Le pays se retrouve, de facto, avec deux présidents. Le sortant Didier Ratsiraka s'installe dans son fief de Toamasina, principal port du pays, d'où il espère amorcer sa contre-offensive. Fort du soutien implicite de l'OUA, il espère parvenir à récupérer le pouvoir en entamant le blocus de la capitale, enclavée dans les hautes terres. Il compte également sur les gouverneurs qui lui sont encore fidèles dans cinq des six provinces du pays et à qui il ordonne de tout faire pour résister à l'avancée des soldats fidèles à Marc Ravalomanana.
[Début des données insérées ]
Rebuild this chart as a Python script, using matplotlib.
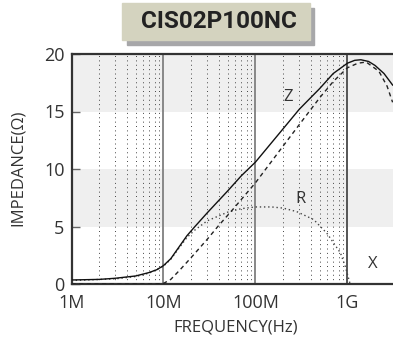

Au fil des semaines, la pénurie commence à gagner la capitale et, d'une manière générale, la situation économique de l'île devient catastrophique, alors que de nombreuses entreprises doivent fermer leurs portes. Les tentatives de médiations se multiplient. Le 18 avril, Marc Ravalomanana et Didier Ratsiraka se rencontrent à Dakar, sous l'égide du président sénégalais Abdoulaye Wade et de plusieurs autres dirigeants africains. Ils signent un texte qui prévoit le recomptage des voix et un référendum si aucune majorité absolue ne se dégage en faveur d'un des candidats. En fait, quelques jours plus tard, la Haute Cour constitutionnelle, dont certains membres ont été remplacés par d'autres plus favorables à Marc Ravalomanana, proclament les résultats définitifs du scrutin du 16 décembre. C'est désormais le tour de Didier Ratsiraka de dénoncer une cour aux ordres du nouveau « président ». Les craintes d'une guerre civile se confirment, alors que les troupes de Marc Ravalomanana entreprennent de prendre les principales villes du pays, dont Mahajanga, un port stratégique au nord-ouest de l'île, Antsiranana, à l'extrême nord, et Toliara, au sud. D'où une nouvelle initiative du président sénégalais et de son homologue gabonais Omar Bongo, qui convoquent littéralement les deux ennemis à Dakar le 8 juin. La rencontre aboutit à un compromis bancal, qui prévoit l'organisation d'élections législatives anticipées avant la fin de l'année. À l'évidence, cette solution ne résout pas la crise.